NPN Bipolar Transistor - BC327-40

A bipolar transitor is a device primarily to control larger currents with a small current using electrons as well as holes as charge carriers. It consists of three differently doped regions (base, collector, emitter) resulting in two p-n-junctions. In case of the here discussed PNP transistor BC327-40 the collector and the emitter are p-type and the base is n-type. Besides using these junctions as diodes, there are three basic configurations shown in Fig. 1.

**Fig. 1:** Common transistor configurations: E...Emitter, B...Base, C...Collector

For all these configurations, measurements of the output current over voltage and with different input currents were conducted. Source as well as measuring device was the Keithley 2636A System SourceMeter, where channel A was used as the voltage source and channel B was used for current measurements.

Common Base

In common base configuration, the base is connected to ground. It is mostly used as a high frequency voltage amplifier due to the stability that comes with the high isolation of collector and emitter. For 7 different emitter currents ($-0.02, 0, 2, 4, 6, 8, 10$ mA) a sweep of the collector-emitter voltage $U_{BC}$ ($-8$ to $5$ V) was done and the collector current $I_C$ was recorded. The Python script pnp_common_base.py was used to record measurements.

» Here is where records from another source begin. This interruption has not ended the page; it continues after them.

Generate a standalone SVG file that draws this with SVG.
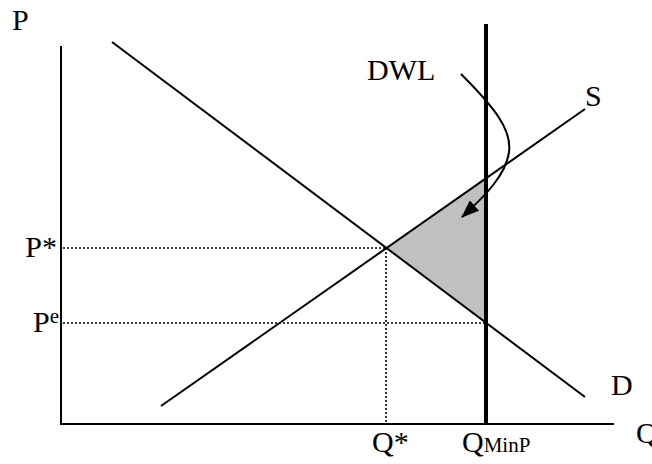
<svg xmlns="http://www.w3.org/2000/svg" width="652" height="464" viewBox="0 0 652 464">
<style>
text{font-family:"Liberation Serif","Times New Roman",serif;font-size:30px;fill:#000}
.sub{font-size:21px}
.ln{stroke:#000;stroke-width:2;fill:none}
.dot{stroke:#000;stroke-width:1.6;stroke-dasharray:2 2;fill:none}
</style>
<defs>
<marker id="ah" markerUnits="userSpaceOnUse" markerWidth="20" markerHeight="14" refX="17" refY="7" orient="auto">
<path d="M0,0 L18,7 L0,14 z" fill="#000"/>
</marker>
</defs>
<g id="dwl-area"><polygon points="386,248 486,177 486,323" fill="#c0c0c0"/></g>
<g id="connectors">
<line class="dot" x1="63" y1="248" x2="386" y2="248"/>
<line class="dot" x1="63" y1="323" x2="486" y2="323"/>
<line class="dot" x1="386" y1="248" x2="386" y2="424"/>
<line id="demand" class="ln" x1="112" y1="42" x2="585" y2="397"/>
<line id="supply" class="ln" x1="161" y1="406" x2="585" y2="109"/>
<line id="axis-y" class="ln" x1="61" y1="46" x2="61" y2="425"/>
<line id="axis-x" class="ln" x1="60" y1="424" x2="614" y2="424"/>
<line id="minp" stroke="#000" stroke-width="4" x1="486" y1="24" x2="486" y2="425"/>
<path id="dwl-arrow" class="ln" d="M461,74 C495,108 512,130 509,152 C506,175 485,196 462,217" marker-end="url(#ah)"/>
</g>
<g id="labels">
<text x="12" y="30">P</text>
<text x="57" y="257" text-anchor="end">P*</text>
<text x="33" y="332">P<tspan class="sub" dy="-9">e</tspan></text>
<text x="367" y="80">DWL</text>
<text x="585" y="106">S</text>
<text x="611" y="395">D</text>
<text x="372" y="452">Q*</text>
<text x="462" y="452">Q<tspan class="sub">MinP</tspan></text>
<text x="636" y="443">Q</text>
</g>
</svg>
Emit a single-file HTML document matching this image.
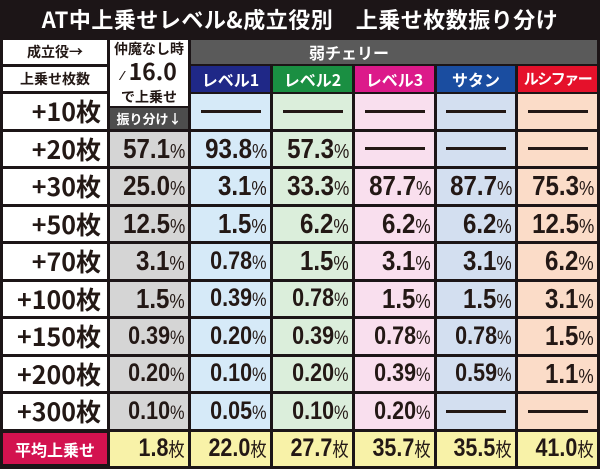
<!DOCTYPE html>
<html><head><meta charset="utf-8"><style>
*{margin:0;padding:0;box-sizing:border-box}
body{width:600px;height:469px;background:#1c1517;position:relative;overflow:hidden;font-family:"Liberation Sans","Noto Sans CJK JP",sans-serif}
.a{position:absolute}
.title{left:0;top:0;width:600px;height:38px;color:#fff;font-weight:bold;font-size:22px;line-height:38px;text-align:center;letter-spacing:0.5px;font-family:"Noto Sans CJK JP",sans-serif}
.c{position:absolute;height:34.5px;display:flex;align-items:center;justify-content:flex-end;padding-right:3px;color:#231815;font-weight:bold}
.lab{background:#fff;font-size:25px;padding-right:6px;font-family:"Noto Sans CJK JP",sans-serif;font-weight:bold}
.n{display:inline-block;font-size:28px;transform:scaleX(0.86);transform-origin:right center;white-space:nowrap}
.n small{font-size:20px;font-weight:normal}
.n.s{font-size:25px}
.n.s small{font-size:19px}
.dash{justify-content:center;padding:0}
.dash i{display:block;width:60px;height:3px;background:#231815}
.g{background:#d5d5d5}.b{background:#d6eaf8}.gr{background:#dbeedb}.p{background:#f9dfee}.lb{background:#d3dff0}.pe{background:#fbdcc8}.y{background:#f8f2a8}
.h{position:absolute;top:66px;height:26px;color:#fff;font-size:16px;font-weight:bold;text-align:center;line-height:26px;font-family:"Noto Sans CJK JP",sans-serif;white-space:nowrap;overflow:hidden}
</style></head><body>
<div class="a title">AT中上乗せレベル&amp;成立役別　上乗せ枚数振り分け</div>

<div class="a" style="left:3px;top:40px;width:104px;height:24px;background:#fff;font-size:14px;font-weight:bold;text-align:center;line-height:24px;font-family:'Noto Sans CJK JP',sans-serif;color:#231815">成立役→</div>
<div class="a" style="left:3px;top:67px;width:104px;height:24px;background:#fff;font-size:14px;font-weight:bold;text-align:center;line-height:24px;font-family:'Noto Sans CJK JP',sans-serif;color:#231815">上乗せ枚数</div>
<div class="a" style="left:110px;top:40px;width:78px;height:66px;background:#fff;color:#231815;text-align:center;font-family:'Noto Sans CJK JP',sans-serif;font-weight:bold">
<div style="font-size:14px;line-height:18px">仲魔なし時</div>
<div style="font-size:23px;line-height:24px"><span style="font-size:13px">⁄</span> 16.0</div>
<div style="font-size:14px;line-height:20px">で上乗せ</div></div>
<div class="a" style="left:110px;top:108px;width:78px;height:21px;background:#4d4d4d;color:#fff;font-size:13px;font-weight:bold;line-height:21px;text-align:center;font-family:'Noto Sans CJK JP',sans-serif">振り分け↓</div>

<div class="a" style="left:191px;top:40px;width:406px;height:24px;background:#5a5a5a;color:#fff;font-size:16px;font-weight:bold;line-height:24px;padding-left:118px;font-family:'Noto Sans CJK JP',sans-serif">弱チェリー</div>
<div class="h" style="left:191px;width:79px;background:#1f2887">レベル1</div>
<div class="h" style="left:273px;width:79px;background:#1a8f42">レベル2</div>
<div class="h" style="left:355px;width:79px;background:#dc1a8a">レベル3</div>
<div class="h" style="left:437px;width:78px;background:#1a4da0">サタン</div>
<div class="h" style="left:518px;width:79px;background:#e5112b;letter-spacing:-1.5px;font-size:15px">ルシファー</div>

<div class="c lab" style="left:3px;top:94px;width:104px">+10枚</div>
<div class="c dash b" style="left:191px;top:94px;width:79px"><i></i></div>
<div class="c dash gr" style="left:273px;top:94px;width:79px"><i></i></div>
<div class="c dash p" style="left:355px;top:94px;width:79px"><i></i></div>
<div class="c dash lb" style="left:437px;top:94px;width:78px"><i></i></div>
<div class="c dash pe" style="left:518px;top:94px;width:79px"><i></i></div>

<div class="c lab" style="left:3px;top:131.5px;width:104px">+20枚</div>
<div class="c g" style="left:110px;top:131.5px;width:78px"><span class="n">57.1<small>%</small></span></div>
<div class="c b" style="left:191px;top:131.5px;width:79px"><span class="n">93.8<small>%</small></span></div>
<div class="c gr" style="left:273px;top:131.5px;width:79px"><span class="n">57.3<small>%</small></span></div>
<div class="c dash p" style="left:355px;top:131.5px;width:79px"><i></i></div>
<div class="c dash lb" style="left:437px;top:131.5px;width:78px"><i></i></div>
<div class="c dash pe" style="left:518px;top:131.5px;width:79px"><i></i></div>

<div class="c lab" style="left:3px;top:169px;width:104px">+30枚</div>
<div class="c g" style="left:110px;top:169px;width:78px"><span class="n">25.0<small>%</small></span></div>
<div class="c b" style="left:191px;top:169px;width:79px"><span class="n">3.1<small>%</small></span></div>
<div class="c gr" style="left:273px;top:169px;width:79px"><span class="n">33.3<small>%</small></span></div>
<div class="c p" style="left:355px;top:169px;width:79px"><span class="n">87.7<small>%</small></span></div>
<div class="c lb" style="left:437px;top:169px;width:78px"><span class="n">87.7<small>%</small></span></div>
<div class="c pe" style="left:518px;top:169px;width:79px"><span class="n">75.3<small>%</small></span></div>

<div class="c lab" style="left:3px;top:206.5px;width:104px">+50枚</div>
<div class="c g" style="left:110px;top:206.5px;width:78px"><span class="n">12.5<small>%</small></span></div>
<div class="c b" style="left:191px;top:206.5px;width:79px"><span class="n">1.5<small>%</small></span></div>
<div class="c gr" style="left:273px;top:206.5px;width:79px"><span class="n">6.2<small>%</small></span></div>
<div class="c p" style="left:355px;top:206.5px;width:79px"><span class="n">6.2<small>%</small></span></div>
<div class="c lb" style="left:437px;top:206.5px;width:78px"><span class="n">6.2<small>%</small></span></div>
<div class="c pe" style="left:518px;top:206.5px;width:79px"><span class="n">12.5<small>%</small></span></div>

<div class="c lab" style="left:3px;top:244px;width:104px">+70枚</div>
<div class="c g" style="left:110px;top:244px;width:78px"><span class="n">3.1<small>%</small></span></div>
<div class="c b" style="left:191px;top:244px;width:79px"><span class="n s">0.78<small>%</small></span></div>
<div class="c gr" style="left:273px;top:244px;width:79px"><span class="n">1.5<small>%</small></span></div>
<div class="c p" style="left:355px;top:244px;width:79px"><span class="n">3.1<small>%</small></span></div>
<div class="c lb" style="left:437px;top:244px;width:78px"><span class="n">3.1<small>%</small></span></div>
<div class="c pe" style="left:518px;top:244px;width:79px"><span class="n">6.2<small>%</small></span></div>

<div class="c lab" style="left:3px;top:281.5px;width:104px">+100枚</div>
<div class="c g" style="left:110px;top:281.5px;width:78px"><span class="n">1.5<small>%</small></span></div>
<div class="c b" style="left:191px;top:281.5px;width:79px"><span class="n s">0.39<small>%</small></span></div>
<div class="c gr" style="left:273px;top:281.5px;width:79px"><span class="n s">0.78<small>%</small></span></div>
<div class="c p" style="left:355px;top:281.5px;width:79px"><span class="n">1.5<small>%</small></span></div>
<div class="c lb" style="left:437px;top:281.5px;width:78px"><span class="n">1.5<small>%</small></span></div>
<div class="c pe" style="left:518px;top:281.5px;width:79px"><span class="n">3.1<small>%</small></span></div>

<div class="c lab" style="left:3px;top:319px;width:104px">+150枚</div>
<div class="c g" style="left:110px;top:319px;width:78px"><span class="n s">0.39<small>%</small></span></div>
<div class="c b" style="left:191px;top:319px;width:79px"><span class="n s">0.20<small>%</small></span></div>
<div class="c gr" style="left:273px;top:319px;width:79px"><span class="n s">0.39<small>%</small></span></div>
<div class="c p" style="left:355px;top:319px;width:79px"><span class="n s">0.78<small>%</small></span></div>
<div class="c lb" style="left:437px;top:319px;width:78px"><span class="n s">0.78<small>%</small></span></div>
<div class="c pe" style="left:518px;top:319px;width:79px"><span class="n">1.5<small>%</small></span></div>

<div class="c lab" style="left:3px;top:356.5px;width:104px">+200枚</div>
<div class="c g" style="left:110px;top:356.5px;width:78px"><span class="n s">0.20<small>%</small></span></div>
<div class="c b" style="left:191px;top:356.5px;width:79px"><span class="n s">0.10<small>%</small></span></div>
<div class="c gr" style="left:273px;top:356.5px;width:79px"><span class="n s">0.20<small>%</small></span></div>
<div class="c p" style="left:355px;top:356.5px;width:79px"><span class="n s">0.39<small>%</small></span></div>
<div class="c lb" style="left:437px;top:356.5px;width:78px"><span class="n s">0.59<small>%</small></span></div>
<div class="c pe" style="left:518px;top:356.5px;width:79px"><span class="n">1.1<small>%</small></span></div>

<div class="c lab" style="left:3px;top:394px;width:104px">+300枚</div>
<div class="c g" style="left:110px;top:394px;width:78px"><span class="n s">0.10<small>%</small></span></div>
<div class="c b" style="left:191px;top:394px;width:79px"><span class="n s">0.05<small>%</small></span></div>
<div class="c gr" style="left:273px;top:394px;width:79px"><span class="n s">0.10<small>%</small></span></div>
<div class="c p" style="left:355px;top:394px;width:79px"><span class="n s">0.20<small>%</small></span></div>
<div class="c dash lb" style="left:437px;top:394px;width:78px"><i></i></div>
<div class="c dash pe" style="left:518px;top:394px;width:79px"><i></i></div>

<div class="c" style="left:3px;top:433px;width:104px;height:31px;background:#d3124f;color:#fff;justify-content:center;padding:0;font-size:16px;font-family:'Noto Sans CJK JP',sans-serif">平均上乗せ</div>
<div class="c y" style="left:110px;top:431.5px;width:78px"><span class="n s">1.8<small>枚</small></span></div>
<div class="c y" style="left:191px;top:431.5px;width:79px"><span class="n s">22.0<small>枚</small></span></div>
<div class="c y" style="left:273px;top:431.5px;width:79px"><span class="n s">27.7<small>枚</small></span></div>
<div class="c y" style="left:355px;top:431.5px;width:79px"><span class="n s">35.7<small>枚</small></span></div>
<div class="c y" style="left:437px;top:431.5px;width:78px"><span class="n s">35.5<small>枚</small></span></div>
<div class="c y" style="left:518px;top:431.5px;width:79px"><span class="n s">41.0<small>枚</small></span></div>
</body></html>
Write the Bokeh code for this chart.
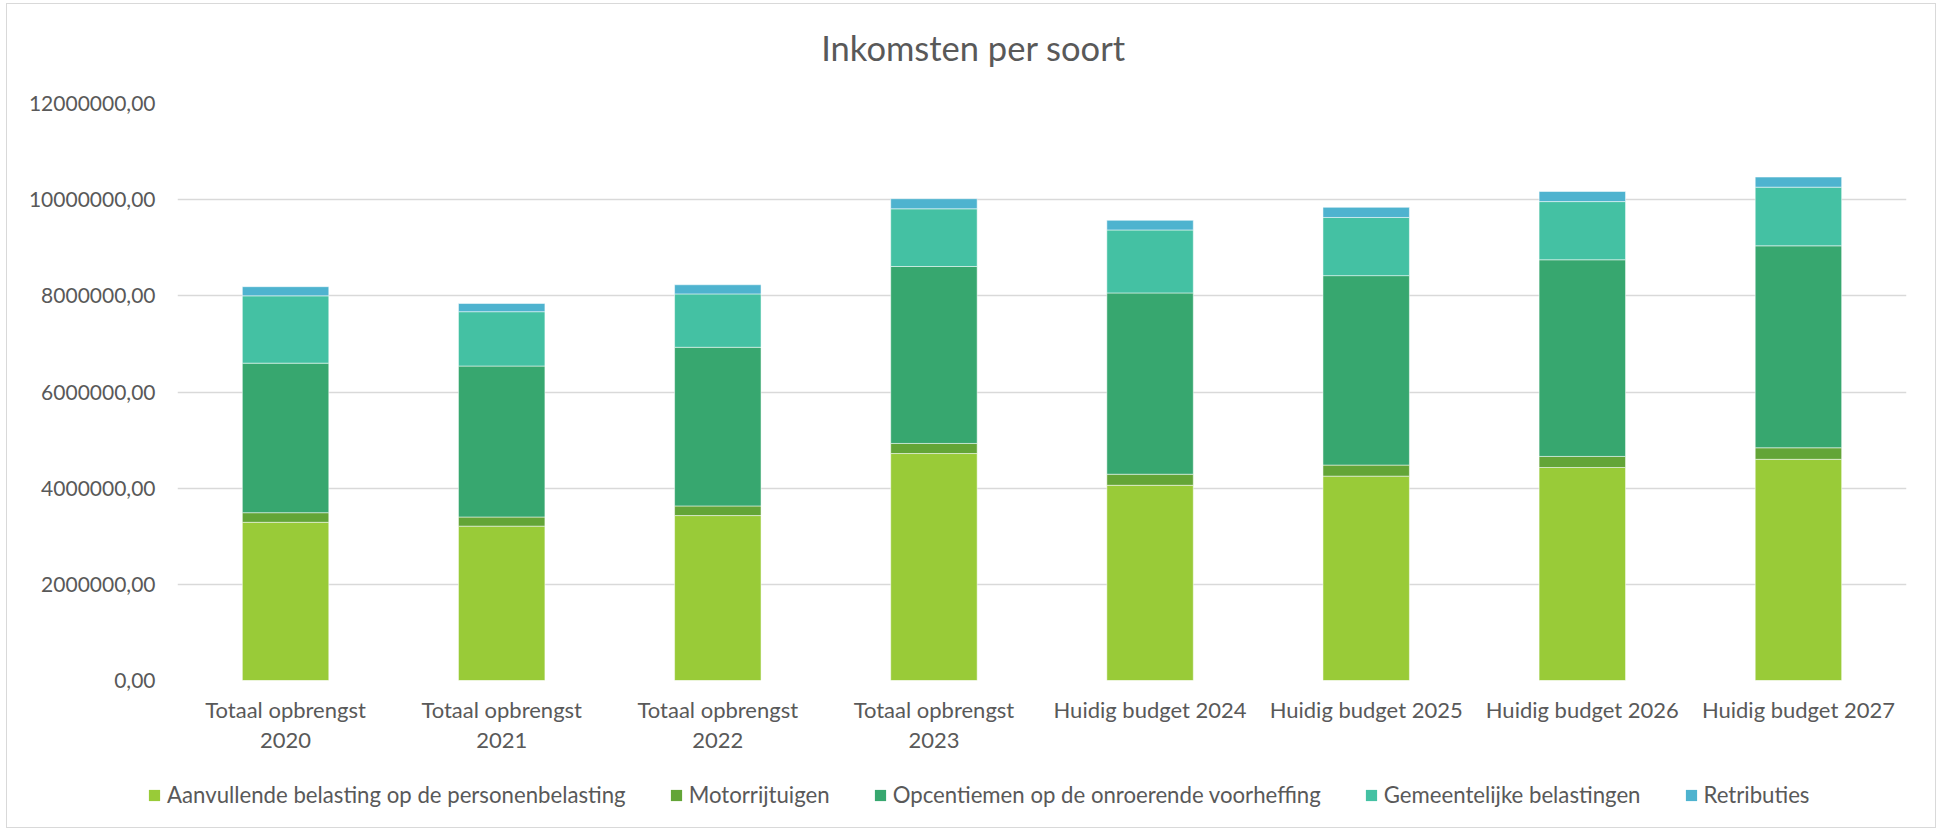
from bokeh.plotting import figure
from bokeh.layouts import column
from bokeh.models import (FactorRange, Range1d, FixedTicker, Legend, LegendItem,
                          ColumnDataSource, Label)
from bokeh.embed import file_html
from bokeh.resources import INLINE

categories = ["Totaal opbrengst\n2020", "Totaal opbrengst\n2021", "Totaal opbrengst\n2022",
              "Totaal opbrengst\n2023", "Huidig budget 2024", "Huidig budget 2025",
              "Huidig budget 2026", "Huidig budget 2027"]

series_names = ["Aanvullende belasting op de personenbelasting", "Motorrijtuigen",
                "Opcentiemen op de onroerende voorheffing", "Gemeentelijke belastingen",
                "Retributies"]

aanvullende = [3290000, 3210000, 3430000, 4720000, 4060000, 4250000, 4430000, 4600000]
motorrijtuigen = [200000, 190000, 200000, 210000, 230000, 230000, 230000, 240000]
opcentiemen = [3110000, 3140000, 3300000, 3680000, 3770000, 3940000, 4090000, 4200000]
gemeentelijke = [1400000, 1130000, 1110000, 1200000, 1310000, 1210000, 1210000, 1220000]
retributies = [190000, 170000, 190000, 210000, 200000, 210000, 210000, 210000]

y_ticks = [0, 2000000, 4000000, 6000000, 8000000, 10000000, 12000000]
y_tick_labels = ["0,00", "2000000,00", "4000000,00", "6000000,00", "8000000,00",
                 "10000000,00", "12000000,00"]

title_text = "Inkomsten per soort"

colors = ["#99CB38", "#63A537", "#37A76F", "#44C1A3", "#4EB3CF"]
FONT = "Lato"
TXT = "#595959"
W = 1928

source = ColumnDataSource(dict(cat=categories, A=aanvullende, M=motorrijtuigen,
                               O=opcentiemen, G=gemeentelijke, R=retributies))
stackers = ["A", "M", "O", "G", "R"]


def strip(height, x_range, y_range):
    f = figure(width=W, height=height, x_range=x_range, y_range=y_range,
               output_backend="svg", toolbar_location=None, min_border=0,
               x_axis_type=None, y_axis_type=None)
    f.frame_align = False
    f.outline_line_color = None
    f.grid.visible = False
    f.background_fill_color = "white"
    f.border_fill_color = "white"
    return f


# ---- title strip ----
tf = strip(70, Range1d(0, 1), Range1d(0, 1))
tf.add_layout(Label(x=966, y=27, x_units="screen", y_units="screen", text=title_text,
                    text_align="center", text_baseline="middle", text_font=FONT,
                    text_font_size="34.5px", text_color=TXT))

# ---- main chart ----
p = figure(x_range=FactorRange(*categories), y_range=Range1d(0, 12000000),
           width=W, height=696, output_backend="svg", toolbar_location=None,
           min_border_left=170, min_border_right=29, min_border_top=29,
           min_border_bottom=90)
p.frame_align = False
p.outline_line_color = None
p.background_fill_color = "white"
p.border_fill_color = "white"

p.vbar_stack(stackers, x="cat", width=0.4, color=colors, source=source,
             line_color="white", line_width=1, line_alpha=0.5)

p.xgrid.grid_line_color = None
p.ygrid.ticker = FixedTicker(ticks=y_ticks)
p.ygrid.grid_line_color = "#D9D9D9"
p.ygrid.grid_line_width = 1.3

p.yaxis.ticker = FixedTicker(ticks=y_ticks)
p.yaxis.major_label_overrides = dict(zip(y_ticks, y_tick_labels))
for ax in (p.xaxis, p.yaxis):
    ax.axis_line_color = None
    ax.major_tick_line_color = None
    ax.minor_tick_line_color = None
    ax.major_label_text_font = FONT
    ax.major_label_text_color = TXT
p.yaxis.major_label_text_font_size = "21px"
p.xaxis.major_label_text_font_size = "22px"
p.yaxis.major_label_standoff = 16
p.xaxis.major_label_standoff = 9
p.xaxis.major_label_text_line_height = 1.12

# ---- legend strip ----
lf = strip(57, FactorRange(*categories), Range1d(0, 1))
legend_glyphs = lf.vbar_stack(stackers, x="cat", width=0.4, color=colors, source=source,
                              line_color=None)
for r in legend_glyphs:
    r.visible = False
items = [LegendItem(label=n, renderers=[r]) for n, r in zip(series_names, legend_glyphs)]
legend = Legend(items=items, orientation="horizontal", location=(140, 19),
                glyph_width=14, glyph_height=14, label_standoff=6, spacing=43,
                padding=0, margin=0, border_line_color=None, background_fill_alpha=0,
                label_text_font=FONT, label_text_font_size="22.2px", label_text_color=TXT)
lf.add_layout(legend)

layout = column(tf, p, lf, spacing=0)
layout.styles = {"outline": "1px solid #D9D9D9", "margin-left": "7px", "margin-top": "4px"}

open("out.html", "w").write(file_html(layout, INLINE))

Download: IV_curve_solar_panel.py

Data: pnp_common_base.csv,

In addition, the current transfer ratio was calculated and is shown in Fig. 2 The measured values fit the typical common base output charakteristics with a stable current transfer for voltages smaller than 0 and a breakdown at approximately 2 V when exceeding the listed Base-Emitter On Voltage of -1.2 V.

**Fig. 3:** Current transfer rate $\alpha$ = $I_C/I_E$ for emitter currents $I_E > 0$ mA and base collector voltages $U_{BC} < 1$ V

Common Emitter

The common emitter configuration is also a possibility for voltage amplification with high current gain. As the name suggests, the emitter is connected to ground and the base is connected to the input. For 6 different base currents ($0, 2, 4, 6, 8, 10$ $\mu$A) a sweep of the collector-emitter voltage $U_{CE}$ ($-20$ to $0$ V) was done and the collector current $I_C$ was recorded. The Python script pnp_common_emitter.py was used to record measurements:

Download: IV_curve_solar_panel.py

Data: pnp_common_emitter_0_Ohm.csv,

The observed characteristics do not resemble the expected behaviour. Based on the guess that the sourcemeter could have troubles providing a constant current for very small resistances, a series resistor was introduced. After using an 1 kOhm and a 3,3 kOhm resistor it occurs that the source still is unstable for higher currents (see Fig. 5).

**Fig. 5:** Output characteristics of the common emitter configuration: collector current $I_C$ in mA over the emitter-collector voltage $U_{EC}$ in V for several base currents $I_B$ with a series resistor of 1 k$\Omega$ (left) and 3,3 k$\Omega$ (right)

A smooth result for the chosen base currents was achieved by using a 47 k$\Omega$ resistor (see Fig. 6). A negative effect of such a resistor is the significant decrease of the output current.

**Fig. 6:** Output characteristics of the common emitter configuration: collector current $I_C$ in mA over the emitter-collector voltage $U_{EC}$ in V for several base currents $I_B$ with a series resistor of 47 k$\Omega$

This effect appears more clearly when taking a look at the current gain $A_i$ = $I_out$/$I_in$ (see Fig. 7). However the listed gain boudaries of A_{i,min} = 250 and A_{i,max} = 630 where neither exceeded when using no resistor nor undercut when using the 47 k$\Omega$ resistor.

**Fig. 7:** current gain $A_i$ over the emitter-collector voltage $U_{EC}$ in V of the common emitter configuration with different series resistors R

Common Collector

For the last of the three configurations the emitter is connected to ground. With the seperation of impedance levels of input and output circle and a mathematical voltage gain of 1 it typically serves as a voltage buffer. Again the sweep of the collector-emitter voltage $U_{CE}$ ($-10$ to $0$ V) was conducted for 6 different base currents ($0, 2, 4, 6, 8, 10$ $\mu$A). Due to the breakdown at (9.2 ± 0.1) V the current was limited to 100 $\mu$A.

The Python script pnp_common_collector.py was used to record measurements.

Download: IV_curve_solar_panel.py

Looking at the measurements (Fig. 8), a similar behaviour at higher currents as the common emitter could be observed.

gif — **Fig. 8:** Output characteristics of the common collector configuration: emitter current $I_E$ in mA over the emitter-collector voltage $U_{EC}$ in V for several base currents $I_B$ and different series resistors R

Besides stabilizing the curve, the introduction of a resistor slightly shifts the breakdown voltage. Significant changes in the gain are not present (see Fig. 9).